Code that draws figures

▼

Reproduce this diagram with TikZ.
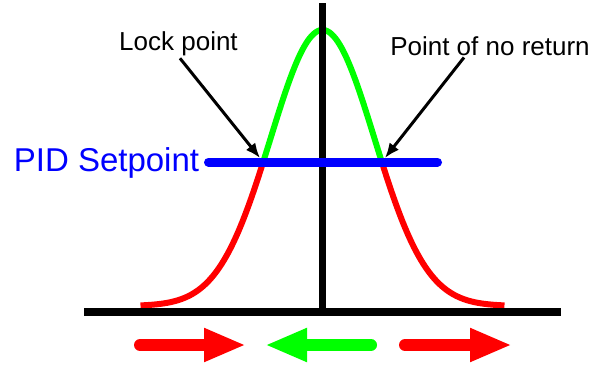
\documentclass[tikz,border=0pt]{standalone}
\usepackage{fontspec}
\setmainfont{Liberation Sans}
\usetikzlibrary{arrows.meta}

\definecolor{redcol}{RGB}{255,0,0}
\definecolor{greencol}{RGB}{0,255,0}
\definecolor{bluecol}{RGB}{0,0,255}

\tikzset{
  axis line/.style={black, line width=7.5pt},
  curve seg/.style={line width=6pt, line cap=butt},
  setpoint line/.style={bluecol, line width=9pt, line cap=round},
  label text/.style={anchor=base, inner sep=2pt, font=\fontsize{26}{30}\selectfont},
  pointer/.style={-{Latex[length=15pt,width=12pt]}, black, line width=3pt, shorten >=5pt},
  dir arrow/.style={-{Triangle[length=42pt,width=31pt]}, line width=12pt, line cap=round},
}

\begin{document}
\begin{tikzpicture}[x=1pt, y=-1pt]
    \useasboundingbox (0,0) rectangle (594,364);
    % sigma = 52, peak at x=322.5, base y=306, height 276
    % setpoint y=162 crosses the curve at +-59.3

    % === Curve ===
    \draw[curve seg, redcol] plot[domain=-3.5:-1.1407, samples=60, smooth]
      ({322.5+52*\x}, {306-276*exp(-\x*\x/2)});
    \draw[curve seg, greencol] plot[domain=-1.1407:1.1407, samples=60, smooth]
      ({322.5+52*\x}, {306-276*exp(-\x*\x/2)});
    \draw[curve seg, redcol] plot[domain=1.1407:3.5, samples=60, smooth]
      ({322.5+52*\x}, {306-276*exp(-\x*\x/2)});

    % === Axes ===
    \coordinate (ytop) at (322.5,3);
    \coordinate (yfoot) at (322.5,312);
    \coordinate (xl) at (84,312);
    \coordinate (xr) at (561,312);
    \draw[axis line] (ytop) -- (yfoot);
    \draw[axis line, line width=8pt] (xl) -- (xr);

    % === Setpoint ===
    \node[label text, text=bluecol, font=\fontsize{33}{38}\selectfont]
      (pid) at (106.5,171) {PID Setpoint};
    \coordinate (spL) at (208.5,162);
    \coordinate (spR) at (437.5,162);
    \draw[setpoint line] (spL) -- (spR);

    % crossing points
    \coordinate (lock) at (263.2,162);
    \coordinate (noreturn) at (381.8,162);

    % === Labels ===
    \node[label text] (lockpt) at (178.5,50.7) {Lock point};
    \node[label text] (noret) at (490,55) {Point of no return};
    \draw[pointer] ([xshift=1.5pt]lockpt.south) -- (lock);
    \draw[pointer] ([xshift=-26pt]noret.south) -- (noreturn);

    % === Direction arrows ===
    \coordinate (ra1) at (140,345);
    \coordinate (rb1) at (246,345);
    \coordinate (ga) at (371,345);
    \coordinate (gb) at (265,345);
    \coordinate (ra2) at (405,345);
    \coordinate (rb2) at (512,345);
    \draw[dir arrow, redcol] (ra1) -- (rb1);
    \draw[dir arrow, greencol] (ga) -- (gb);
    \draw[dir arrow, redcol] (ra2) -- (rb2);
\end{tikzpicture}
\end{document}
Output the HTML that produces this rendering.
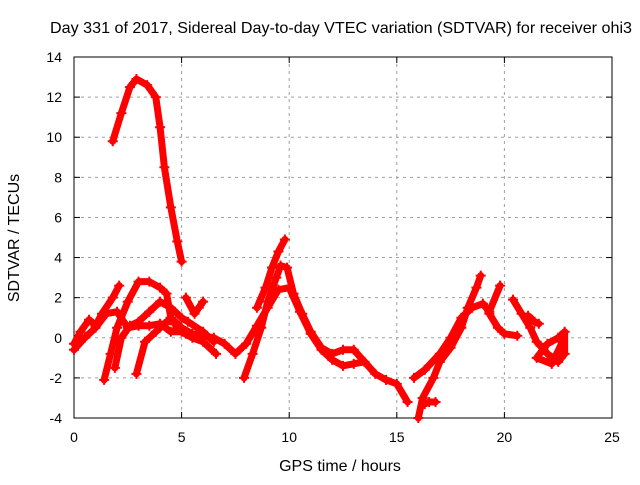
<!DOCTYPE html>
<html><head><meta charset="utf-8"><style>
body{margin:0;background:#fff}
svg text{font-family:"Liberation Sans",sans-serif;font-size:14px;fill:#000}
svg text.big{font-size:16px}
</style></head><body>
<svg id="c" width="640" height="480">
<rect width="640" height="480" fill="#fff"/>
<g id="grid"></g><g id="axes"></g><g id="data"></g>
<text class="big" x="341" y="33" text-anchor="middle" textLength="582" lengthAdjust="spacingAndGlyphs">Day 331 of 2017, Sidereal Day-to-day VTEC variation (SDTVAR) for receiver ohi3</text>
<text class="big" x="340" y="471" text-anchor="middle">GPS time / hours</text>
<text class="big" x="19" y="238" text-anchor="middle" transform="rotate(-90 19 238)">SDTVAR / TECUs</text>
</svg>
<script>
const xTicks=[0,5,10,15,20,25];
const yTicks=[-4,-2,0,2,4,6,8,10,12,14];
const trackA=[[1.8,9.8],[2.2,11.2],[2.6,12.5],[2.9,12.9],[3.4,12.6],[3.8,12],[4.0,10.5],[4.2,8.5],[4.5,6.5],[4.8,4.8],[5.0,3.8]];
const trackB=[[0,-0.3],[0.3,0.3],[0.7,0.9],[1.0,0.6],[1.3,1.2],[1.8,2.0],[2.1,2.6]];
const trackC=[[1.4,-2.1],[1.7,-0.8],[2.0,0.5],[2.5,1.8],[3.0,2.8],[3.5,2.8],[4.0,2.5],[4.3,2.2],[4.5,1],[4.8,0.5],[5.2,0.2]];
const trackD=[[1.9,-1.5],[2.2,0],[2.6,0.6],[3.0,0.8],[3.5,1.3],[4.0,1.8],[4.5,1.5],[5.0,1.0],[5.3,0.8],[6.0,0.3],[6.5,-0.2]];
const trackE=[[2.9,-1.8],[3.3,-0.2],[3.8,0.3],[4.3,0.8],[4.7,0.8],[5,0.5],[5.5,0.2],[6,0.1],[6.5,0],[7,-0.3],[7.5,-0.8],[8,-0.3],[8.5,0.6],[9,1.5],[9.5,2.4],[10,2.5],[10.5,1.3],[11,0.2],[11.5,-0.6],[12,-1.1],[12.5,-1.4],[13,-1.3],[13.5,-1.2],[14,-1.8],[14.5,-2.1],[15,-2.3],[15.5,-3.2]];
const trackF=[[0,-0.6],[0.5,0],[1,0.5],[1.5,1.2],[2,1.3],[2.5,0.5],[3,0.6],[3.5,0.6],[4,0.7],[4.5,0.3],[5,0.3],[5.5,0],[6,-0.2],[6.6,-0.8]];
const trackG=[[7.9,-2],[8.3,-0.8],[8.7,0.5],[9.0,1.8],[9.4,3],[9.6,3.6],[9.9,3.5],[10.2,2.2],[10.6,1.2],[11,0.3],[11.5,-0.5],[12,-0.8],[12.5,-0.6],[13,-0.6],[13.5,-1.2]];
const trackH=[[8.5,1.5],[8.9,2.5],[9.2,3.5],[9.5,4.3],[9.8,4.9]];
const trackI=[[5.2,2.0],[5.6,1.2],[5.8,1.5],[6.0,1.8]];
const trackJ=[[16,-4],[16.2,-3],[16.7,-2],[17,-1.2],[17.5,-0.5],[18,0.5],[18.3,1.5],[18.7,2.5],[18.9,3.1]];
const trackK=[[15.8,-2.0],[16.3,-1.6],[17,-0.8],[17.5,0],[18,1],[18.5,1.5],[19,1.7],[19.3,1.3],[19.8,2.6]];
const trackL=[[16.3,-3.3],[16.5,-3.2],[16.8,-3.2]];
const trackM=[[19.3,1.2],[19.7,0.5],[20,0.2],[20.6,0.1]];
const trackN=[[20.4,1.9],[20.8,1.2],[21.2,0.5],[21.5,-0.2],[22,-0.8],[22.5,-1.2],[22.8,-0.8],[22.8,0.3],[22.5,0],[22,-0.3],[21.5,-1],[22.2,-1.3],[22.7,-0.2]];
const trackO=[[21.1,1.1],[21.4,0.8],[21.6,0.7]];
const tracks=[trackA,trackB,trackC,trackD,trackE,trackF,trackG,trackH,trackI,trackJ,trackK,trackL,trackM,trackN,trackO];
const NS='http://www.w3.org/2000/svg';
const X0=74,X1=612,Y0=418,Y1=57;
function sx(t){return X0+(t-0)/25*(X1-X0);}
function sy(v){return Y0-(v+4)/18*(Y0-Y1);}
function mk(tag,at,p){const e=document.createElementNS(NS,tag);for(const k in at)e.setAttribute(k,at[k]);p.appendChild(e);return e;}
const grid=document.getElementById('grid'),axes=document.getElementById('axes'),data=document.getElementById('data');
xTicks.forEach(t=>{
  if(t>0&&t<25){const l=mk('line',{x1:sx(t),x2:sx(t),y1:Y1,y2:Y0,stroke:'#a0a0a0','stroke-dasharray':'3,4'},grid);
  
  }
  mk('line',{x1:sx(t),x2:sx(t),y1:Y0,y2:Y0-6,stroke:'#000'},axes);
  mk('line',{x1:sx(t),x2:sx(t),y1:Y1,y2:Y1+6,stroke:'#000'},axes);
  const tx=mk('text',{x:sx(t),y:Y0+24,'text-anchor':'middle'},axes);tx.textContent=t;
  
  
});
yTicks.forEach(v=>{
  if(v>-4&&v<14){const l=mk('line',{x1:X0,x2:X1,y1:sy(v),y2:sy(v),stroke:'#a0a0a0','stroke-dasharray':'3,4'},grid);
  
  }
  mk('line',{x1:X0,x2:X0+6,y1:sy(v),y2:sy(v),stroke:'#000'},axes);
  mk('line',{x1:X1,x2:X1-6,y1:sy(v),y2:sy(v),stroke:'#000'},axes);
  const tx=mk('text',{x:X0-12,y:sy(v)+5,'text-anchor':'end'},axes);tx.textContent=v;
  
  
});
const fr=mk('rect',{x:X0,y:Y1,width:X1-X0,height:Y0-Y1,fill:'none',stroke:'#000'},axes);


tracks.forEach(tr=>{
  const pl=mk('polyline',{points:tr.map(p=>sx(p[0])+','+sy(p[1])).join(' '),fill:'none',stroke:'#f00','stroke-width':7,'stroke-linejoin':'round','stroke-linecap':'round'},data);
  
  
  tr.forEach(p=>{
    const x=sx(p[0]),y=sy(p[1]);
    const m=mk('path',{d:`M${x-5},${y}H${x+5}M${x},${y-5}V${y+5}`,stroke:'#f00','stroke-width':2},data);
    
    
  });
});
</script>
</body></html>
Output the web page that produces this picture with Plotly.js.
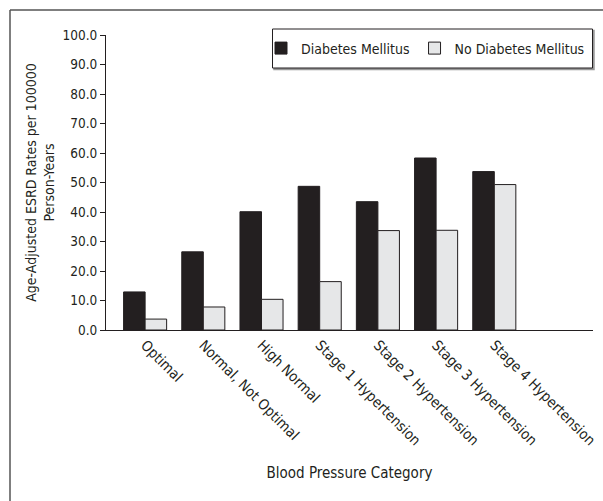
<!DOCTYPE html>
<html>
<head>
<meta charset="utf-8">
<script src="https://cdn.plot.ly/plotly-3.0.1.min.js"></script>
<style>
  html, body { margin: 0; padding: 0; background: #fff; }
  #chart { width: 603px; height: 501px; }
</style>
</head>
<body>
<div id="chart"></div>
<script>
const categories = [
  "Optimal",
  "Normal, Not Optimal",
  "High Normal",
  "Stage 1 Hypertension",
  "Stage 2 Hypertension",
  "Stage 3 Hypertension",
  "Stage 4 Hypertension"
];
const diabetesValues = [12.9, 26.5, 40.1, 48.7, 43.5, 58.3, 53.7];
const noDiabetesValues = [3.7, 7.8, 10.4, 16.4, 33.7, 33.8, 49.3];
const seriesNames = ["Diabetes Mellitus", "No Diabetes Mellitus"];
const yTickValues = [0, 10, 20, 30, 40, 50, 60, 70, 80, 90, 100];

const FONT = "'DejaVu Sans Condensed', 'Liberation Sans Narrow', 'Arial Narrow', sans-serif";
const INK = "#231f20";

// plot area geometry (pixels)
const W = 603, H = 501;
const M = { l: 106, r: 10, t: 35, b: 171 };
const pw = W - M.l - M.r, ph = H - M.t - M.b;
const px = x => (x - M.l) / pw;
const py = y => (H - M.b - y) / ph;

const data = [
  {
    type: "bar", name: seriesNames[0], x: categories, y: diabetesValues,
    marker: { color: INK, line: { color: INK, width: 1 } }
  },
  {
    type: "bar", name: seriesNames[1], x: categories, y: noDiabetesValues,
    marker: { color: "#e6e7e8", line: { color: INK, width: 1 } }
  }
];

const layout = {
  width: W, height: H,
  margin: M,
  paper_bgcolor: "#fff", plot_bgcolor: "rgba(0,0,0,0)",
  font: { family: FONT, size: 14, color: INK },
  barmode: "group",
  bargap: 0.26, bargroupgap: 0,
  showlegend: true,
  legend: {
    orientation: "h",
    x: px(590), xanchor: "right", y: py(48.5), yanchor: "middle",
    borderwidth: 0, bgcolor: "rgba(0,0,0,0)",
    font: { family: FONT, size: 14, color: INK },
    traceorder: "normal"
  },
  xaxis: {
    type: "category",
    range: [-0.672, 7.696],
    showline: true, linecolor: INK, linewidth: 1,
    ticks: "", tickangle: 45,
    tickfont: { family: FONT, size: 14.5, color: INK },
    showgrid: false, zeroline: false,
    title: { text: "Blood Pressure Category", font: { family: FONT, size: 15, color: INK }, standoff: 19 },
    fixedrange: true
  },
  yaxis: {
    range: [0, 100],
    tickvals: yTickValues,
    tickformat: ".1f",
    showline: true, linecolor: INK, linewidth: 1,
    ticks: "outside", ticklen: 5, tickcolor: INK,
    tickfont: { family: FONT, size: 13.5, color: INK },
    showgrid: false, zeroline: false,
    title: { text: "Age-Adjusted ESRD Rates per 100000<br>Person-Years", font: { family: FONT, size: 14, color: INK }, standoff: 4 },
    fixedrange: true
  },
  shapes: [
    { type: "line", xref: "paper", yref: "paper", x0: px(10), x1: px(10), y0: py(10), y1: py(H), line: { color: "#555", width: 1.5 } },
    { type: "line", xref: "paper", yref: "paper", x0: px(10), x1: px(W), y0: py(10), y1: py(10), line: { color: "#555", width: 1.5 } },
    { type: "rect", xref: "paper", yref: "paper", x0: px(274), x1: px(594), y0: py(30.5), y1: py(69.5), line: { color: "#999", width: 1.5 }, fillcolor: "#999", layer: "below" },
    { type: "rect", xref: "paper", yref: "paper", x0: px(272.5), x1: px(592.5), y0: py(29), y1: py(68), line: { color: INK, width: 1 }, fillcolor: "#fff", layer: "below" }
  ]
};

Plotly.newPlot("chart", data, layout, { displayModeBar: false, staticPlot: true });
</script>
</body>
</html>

▲

- Short task
Your answer should be a single number: how many lines of the material contain the word "Output".

- Exercise solution
2